Hearing everyone else's stories makes me realize how creepily practical and rational my whole clan really is.
It's always interesting to me to hear other's stories about where they were and I always put them in comparison to my own remembrance and also to where I was in my life. As a soldier at the time, I wonder if the men and women also had the same sense of feeling like a caged animal after the Pearl Harbor attacks. I can remember gearing up, walking to the C-130 in Uzbek, looking around at my friends who just needed to have boots on the ground in the country that housed the terrorists that killed so many people just a month earlier. We flew into Afghanistan at 0230 in a C-130 that was completely blacked out, windows covered, no map lights, nothing ... it was complete darkness and the roar of the engines. It was an eerie feeling. I'll never forget landing in Bagram in October 2001, getting kicked off the C-130 in the middle of the night and looking around trying to get our bearings. We knew the area was heavily mined so leaving the unimproved runway was not an option. As we scanned the area around us, I caught sight of a older gentleman and a little boy that may have been 8 or 9. They walked in a single file line through the dirt and up to a dirt road where the little village houses were. We all looked at one another and proceeded to get our asses on that little trail. Apologies for blowing up the thread with war stories.

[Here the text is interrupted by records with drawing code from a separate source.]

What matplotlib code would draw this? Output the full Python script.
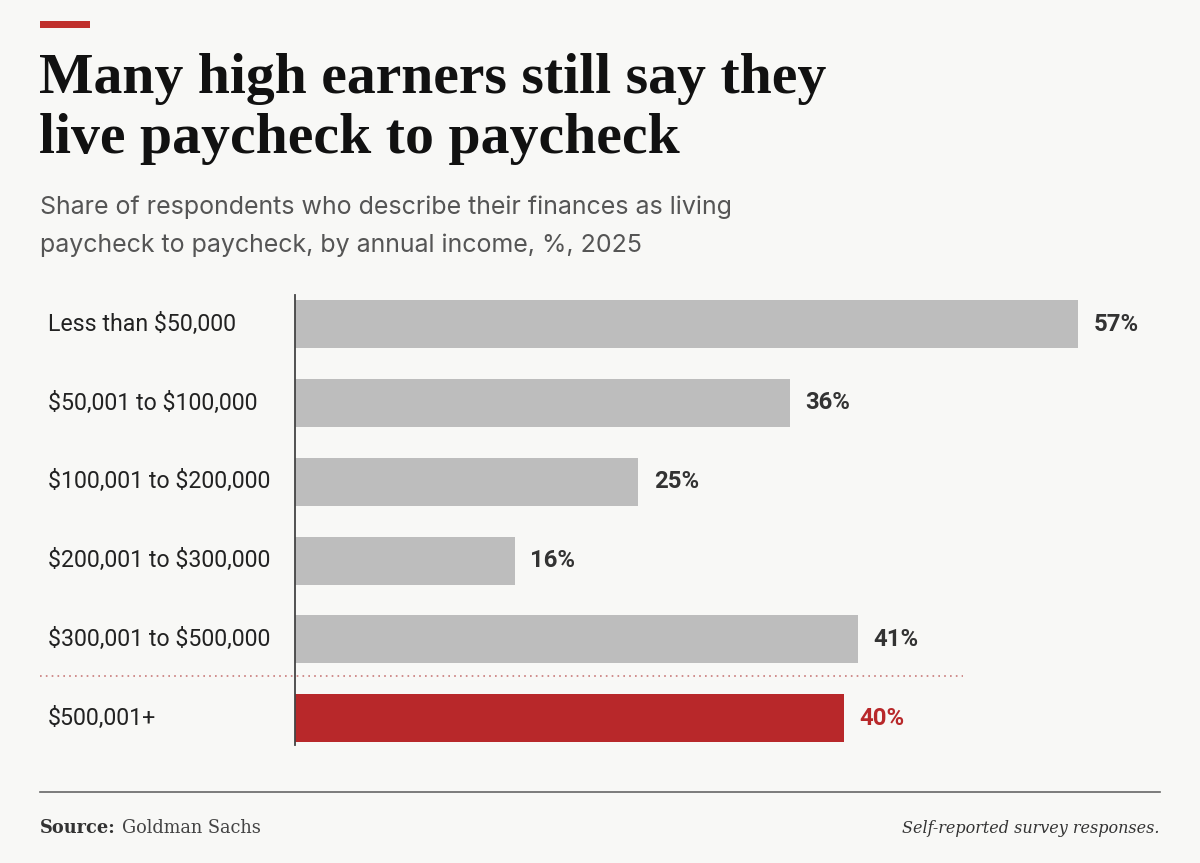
import matplotlib
matplotlib.use("Agg")
import matplotlib.pyplot as plt
from matplotlib.transforms import blended_transform_factory
from matplotlib.patches import Rectangle

categories = ["Less than \\$50,000", "\\$50,001 to \\$100,000", "\\$100,001 to \\$200,000",
              "\\$200,001 to \\$300,000", "\\$300,001 to \\$500,000", "\\$500,001+"]
values = [57, 36, 25, 16, 41, 40]
value_labels = ["57%", "36%", "25%", "16%", "41%", "40%"]
highlight = [False, False, False, False, False, True]

BG = "#f8f8f6"
GRAY = "#bdbdbd"
RED = "#b8282a"

W, H = 1200, 863
fig = plt.figure(figsize=(W / 100, H / 100), dpi=100, facecolor=BG)
renderer = fig.canvas.get_renderer()

def fx(px):
    return px / W

def fy(py):
    return 1 - py / H

def fit_size(text, target_px, **kw):
    t = fig.text(0, 0, text, size=20, **kw)
    w = t.get_window_extent(renderer=renderer).width
    t.remove()
    return 20 * target_px / w

# top red accent
fig.patches.append(Rectangle((fx(40), fy(28)), fx(50), 7 / H, transform=fig.transFigure,
                             facecolor="#c0302c", edgecolor="none"))

# title
tkw = dict(family="Liberation Serif", weight="bold")
ts = fit_size("Many high earners still say they", 788, **tkw)
fig.text(fx(39), fy(93), "Many high earners still say they", va="baseline", size=ts, color="#111111", **tkw)
fig.text(fx(39), fy(153), "live paycheck to paycheck", va="baseline", size=ts, color="#111111", **tkw)

skw = dict(family="Inter")
ss = fit_size("Share of respondents who describe their finances as living", 693, **skw)
fig.text(fx(40), fy(214), "Share of respondents who describe their finances as living", va="baseline",
         size=ss, color="#555555", **skw)
fig.text(fx(40), fy(252), "paycheck to paycheck, by annual income, %, 2025", va="baseline",
         size=ss, color="#555555", **skw)

# axes
ax = fig.add_axes([fx(295), fy(745), fx(1160) - fx(295), (745 - 295) / H])
ax.set_facecolor("none")
pos = list(range(len(categories)))
colors = [RED if h else GRAY for h in highlight]
ax.barh(pos, values, height=0.61, color=colors, edgecolor="none", zorder=2)
xmax = 57 * (1160 - 295) / (1078 - 295)
ax.set_xlim(0, xmax)
ax.set_ylim(5.34, -0.37)
for s in ["top", "right", "bottom"]:
    ax.spines[s].set_visible(False)
ax.spines["left"].set_color("#444444")
ax.spines["left"].set_linewidth(1.3)
ax.set_xticks([])
ax.set_yticks([])

ckw = dict(family="Roboto")
cs = fit_size(categories[0], 188, **ckw)
vkw = dict(family="Roboto", weight="bold")
vs = fit_size("57%", 45, **vkw)

trans = blended_transform_factory(fig.transFigure, ax.transData)
for i, (c, v, lab, h) in enumerate(zip(categories, values, value_labels, highlight)):
    ax.text(fx(48), i, c, transform=trans, ha="left", va="center",
            size=cs, color="#222222", **ckw)
    ax.annotate(lab, (v, i), xytext=(11, 0), textcoords="offset points",
                ha="left", va="center", size=vs,
                color=RED if h else "#333333", **vkw)

# dotted separator
ax.plot([fx(40), fx(963)], [4.47, 4.47], transform=trans, clip_on=False,
        color="#c97a7a", lw=1.2, linestyle=(0, (1, 2.5)), zorder=1)

# bottom rule
fig.add_artist(plt.Line2D([fx(40), fx(1160)], [fy(792), fy(792)], color="#666666", lw=1.2,
                          transform=fig.transFigure))

srckw = dict(family="DejaVu Serif")
t = fig.text(fx(40), fy(833), "Source:", va="baseline", weight="bold", size=12.8,
             color="#333333", **srckw)
fig.canvas.draw()
bb = t.get_window_extent()
fig.text(bb.x1 / W + fx(6), fy(833), "Goldman Sachs", va="baseline",
         size=12.8, color="#444444", **srckw)
ns = fit_size("Self-reported survey responses.", 257, style="italic", **srckw)
fig.text(fx(1160), fy(833), "Self-reported survey responses.", va="baseline", ha="right",
         style="italic", size=ns, color="#333333", **srckw)

fig.savefig("out.png", dpi=100, facecolor=BG)
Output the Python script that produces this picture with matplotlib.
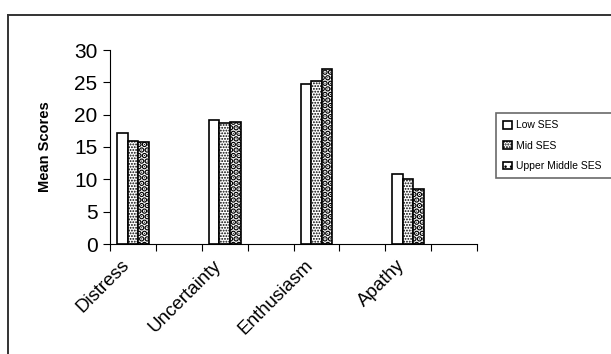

9th grade Algebra class. An announcement was made over the intercom IIRC correctly and then we turned on the overhead monitor to find out what was going on in New York. The rest of the day was spent in each period mostly with the entire class being glued to the TV. I remember going home feeling pretty unsure of what would happen next since 14 year old me was pretty shaken up by what was going on that day.
I remember my cousin (in the AF) he was station in Ogden,UT. He told me that his office overlooked the runway at the base and he watched bombs being loaded on to cargo planes for hours and hours everyday of the week for several weeks.
My father could rarely be shaken (it pisses me off at times I didn't get more of this trait than I did), and I called him that day as I was trying to process everything. It was one of the few times I remember him at least being audibly shaken.
I can remember my Papaw plainly telling me as his voice shook... "this is worse than Pearl Harbor." He then proceeded to tell me he wishes his health was good enough to sign back up to active duty and "put a few rounds through those MFers."
Also placing an emphasis here on 9th grade. At the time of the news there were people in my class that were making light about the news and joking around about the entire situation. Could have been a way for some to cope......could have been some of them might have not understood the severity of the situation at the time. Whatever. Regardless I remember even at that age being pretty pissed that some of my "classmates" could be so insensitive.
Agree and remember that as well. From this side it's rather clear that 9th graders are not the brightest crayons in the box.
Funny war story: we had just moved helicopters to FOB Salerno which was over close to the Pakistani border. The special ops guys referred to Salerno as Rocket City because every night the FOB was blanketed with rockets and mortars. Me and my crew got to the FOB in the middle of the night once again. Because of the threat of rockets and mortars, Salerno was under light discipline after sunset which obviously means no flashlights, not even red lenses. So, we shut down, zip it up and start to walk, grasping the guy's shirt in front of us, to our hooch. Needless to say, you couldn't see shit so none of my crew knew where any of the bunkers were should we happened to get attacked. We had been laying down for about an hour when it started. Everybody usually layed in bed until they heard gravel spray the side of the tent and that was usually the sign to GTFO and make your way to the bunker. We all got up but I couldn't find my damn boots so I was the last one out. Some genius turned and shined his flashlight right in my face just as he exited the tent so was night blind when I went out. About the time I exited, a rocket hit about a hundred yards or so from where I was and scared the hell out me. I took off in a dead sprint in the general direction of where I thought the bunker would be ... keep in mind that I can't see anything. I hit a freaking picnic table in a dead sprint and went airborne head first into the gravel. I could barely walk for probably two weeks. It was a big joke and they even took my flight helmet and had a purple heart painted on the side. Good times.
I was a senior in high school, in economics class. We already had the tv on because we were going to watch the stock market open and stuff, so we saw the whole thing. My friend and I were both highly suspicious of a passenger liner colliding with literally one of 3 things at that altitude by accident. I know it happened before in the 40's with a B-17, but it seems like if you were going down, you'd avoid one of the only structures that high. Our economics teacher lectured us about truth being stranger than fiction. Then the second one hit and everyone in the world knew it was no accident. And the truth was a Tom Clancy novel.
Cool story. And here I would think "light discipline" would mean you could take it easy for awhile, maybe grow a mustache.